Capturing the motion of dance in a flowing, data-driven physical installation

AMARCORD bridges the worlds of art and technology, transforming the fleeting essence of dance into a tangible, abstract installation. By tracing a dancer’s movements, parametric modeling generates a tubular structure where each element reflects temporal and kinetic variations. Advanced 3D printing produces polycarbonate modules with dynamic cross-sections, while a CNC tube-bending machine shapes unique curves, guided by a custom algorithm developed by Indexlab. Augmented reality integrates the assembly process, aligning a digital twin with physical components to ensure seamless construction. The result is an artwork that redefines motion in material form, demonstrating the potential of computational design and digital tools in creative representation.

AMARCORD reinterprets the transient beauty of dance into a material and technological form. The project aims to convey immediacy and movement through a sculptural installation, combining cutting-edge fabrication techniques and algorithmic design. By translating the motion of a dancer into a tubular structure, the work explores the interplay between the ephemerality of performance and the permanence of material.

The dancer’s movements are captured and traced into dynamic trajectories using motion-tracking technology. These trajectories are reinterpreted as continuous curved lines in a parametric model, designed in Rhino and Grasshopper. The model incorporates temporal and kinetic variations, expressed through changing cross-sections along the tubular framework.
A CNC tube-bending machine shapes the structure’s unique curves, with no two bends repeating. A custom algorithm, developed by Indexlab, translates parametric data into instructions for the machine, ensuring the physical tubes reflect the computational design.
Polycarbonate modules, 3D-printed with layer variations, add another dimension of temporal expression. The assembly of these highly individualized components relies on augmented reality, which overlays a digital twin onto the physical structure. This process provides a guided sequence for accurate alignment and assembly, transforming complexity into an achievable reality.

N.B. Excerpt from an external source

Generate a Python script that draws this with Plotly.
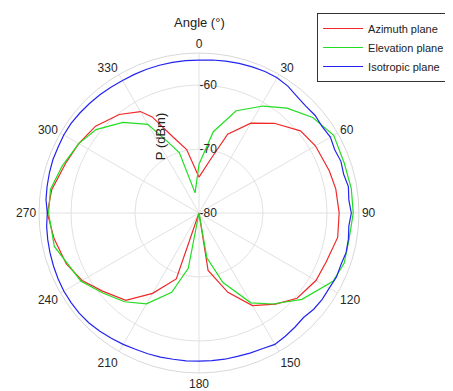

The final installation materializes dance as a flowing, tubular structure, where every curve and cross-section embodies a specific moment of motion. CNC bending and algorithmic design create a unique identity for each segment, while augmented reality ensures precision in assembling the non-repetitive elements. The integration of parametric modeling, digital fabrication, and augmented reality highlights the ability of these tools to expand creative possibilities.